Подобные вымыслы — которые, что вполне ожидаемо, приветствовались поколением самодовольных идеологов, с некоторым удовольствием объявивших о смерти референта, если не о конце самой истории — тоже достаточно ясно демонстрируют признаки облегчения и эйфории постмодерна, о которых мы уже говорили, причем примерно по тем же причинам. Эти исторические фантазии, в отличие от фантазий других эпох (например, в псевдошекспировском историческом романе начала девятнадцатого века), по существу, не стремятся к дереализации прошлого, к облегчению бремени исторического факта и исторической необходимости, к его превращению в костюмированную загадку и туманные празднества без последствий и без необратимых решений.
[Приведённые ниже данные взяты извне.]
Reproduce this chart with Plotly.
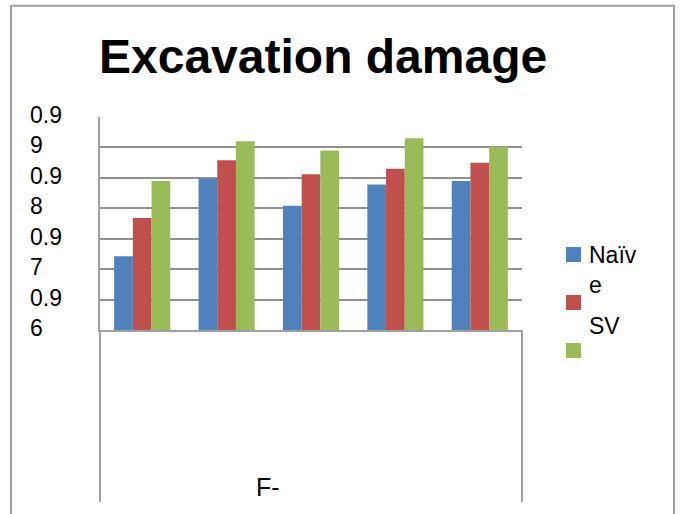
import plotly.graph_objects as go

# Bar chart data: five sub-groups of one category, three methods each
group_label = "F-"
positions = [0, 1, 2, 3, 4]
naive_vals = [0.9671, 0.9799, 0.9754, 0.9789, 0.9795]
mid_vals = [0.9734, 0.9829, 0.9806, 0.9815, 0.9825]
sv_vals = [0.9795, 0.9860, 0.9845, 0.9865, 0.9851]

series_names = ["Naïve", "", "SV"]
series_colors = ["#4F81BD", "#C0504D", "#9BBB59"]

# Axis values and wrapped tick labels
grid_vals = [0.955, 0.96, 0.965, 0.97, 0.975, 0.98, 0.985, 0.99]
ytick_vals = [0.96, 0.97, 0.98, 0.99]
ytick_text = ["0.9<br>6", "0.9<br>7", "0.9<br>8", "0.9<br>9"]
y_range = [0.955, 0.99]

# Legend text as it wraps in the narrow legend box
legend_text = ["Naïv<br>e", "SV"]

FONT = "Liberation Sans, Arial, sans-serif"
W, H = 682, 514
ML, MR, MT, MB = 100, 160, 117, 184
PW, PH = W - ML - MR, H - MT - MB


def px_x(x):
    return (x - ML) / PW


def px_y(y):
    return (H - MB - y) / PH


fig = go.Figure()
for name, vals, col in zip(series_names, [naive_vals, mid_vals, sv_vals], series_colors):
    fig.add_trace(go.Bar(x=positions, y=vals, name=name, marker=dict(color=col, line=dict(width=0)),
                         showlegend=False))

shapes = []
annotations = []

# outer chart frame
shapes.append(dict(type="rect", xref="paper", yref="paper",
                   x0=px_x(11), x1=px_x(674), y0=px_y(5.7), y1=px_y(530),
                   line=dict(color="#a0a0a0", width=2), fillcolor="rgba(0,0,0,0)", layer="below"))
# category separators below the axis
for xp in [0, 1]:
    shapes.append(dict(type="line", xref="paper", yref="paper", x0=xp, x1=xp,
                       y0=0, y1=px_y(502), line=dict(color="#a0a0a0", width=2)))

# y tick labels (left aligned, wrapped)
for v, t in zip(ytick_vals, ytick_text):
    annotations.append(dict(x=px_x(28), xref="paper", y=v, yref="y", text=t, showarrow=False,
                            xanchor="left", yanchor="middle", align="left", yshift=-13,
                            font=dict(family=FONT, size=23, color="black")))

# category label
annotations.append(dict(x=px_x(254), xref="paper", y=px_y(487), yref="paper", text=group_label,
                        showarrow=False, xanchor="left", yanchor="middle",
                        font=dict(family=FONT, size=25, color="black")))

# legend markers
marker_tops = [247, 295, 343]
for top, col in zip(marker_tops, series_colors):
    shapes.append(dict(type="rect", xref="paper", yref="paper",
                       x0=px_x(566), x1=px_x(581), y0=px_y(top + 15), y1=px_y(top),
                       line=dict(width=0), fillcolor=col))
# legend text
legend_y = [270, 326]
for t, yc in zip(legend_text, legend_y):
    annotations.append(dict(x=px_x(587), xref="paper", y=px_y(yc), yref="paper", text=t,
                            showarrow=False, xanchor="left", yanchor="middle", align="left",
                            font=dict(family=FONT, size=23, color="black")))

# title
annotations.append(dict(x=px_x(323), xref="paper", y=px_y(57), yref="paper",
                        text="<b>Excavation damage</b>", showarrow=False,
                        xanchor="center", yanchor="middle",
                        font=dict(family=FONT, size=48, color="black")))

fig.update_layout(
    width=W, height=H,
    margin=dict(l=ML, r=MR, t=MT, b=MB, pad=0),
    paper_bgcolor="white", plot_bgcolor="white",
    barmode="group", bargap=0.335, bargroupgap=0,
    showlegend=False,
    shapes=shapes, annotations=annotations,
    xaxis=dict(range=[-0.5, 4.5], showgrid=False, zeroline=False, showticklabels=False,
               ticks="", showline=True, linecolor="#a0a0a0", linewidth=2, fixedrange=True),
    yaxis=dict(range=y_range, tickmode="array", tickvals=grid_vals, showticklabels=False,
               ticks="", showgrid=True, gridcolor="#909090", gridwidth=2, zeroline=False,
               showline=True, linecolor="#a0a0a0", linewidth=2, fixedrange=True),
)

fig.write_html("out.html", config={"displayModeBar": False})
В то же время постмодернистская фантастическая историография не стремится, в отличие от натурализма, свести суровое детерминистическое событие истории к микроскопическим проявлениям естественного закона, наблюдаемым с орбиты Меркурия, а потому и принимаемым с хрестоматийной стоической выдержкой, сила и сосредоточенность которой способны сократить до минимума страх решения и превратить пессимизм неудачи в более приятные и понижающиеся каденции вагнеровско-шопенгауэровского мировоззрения. Однако новая свободная игра с прошлым — бредовый безостановочный монолог его постмодернистской ревизии во множестве междусобойных нарративов, очевидно, одинаково нетерпим к приоритетам и обязательствам, не говоря уже об ответственности, различных видов партийной истории, скучно однообразных в своей неизменной преданности.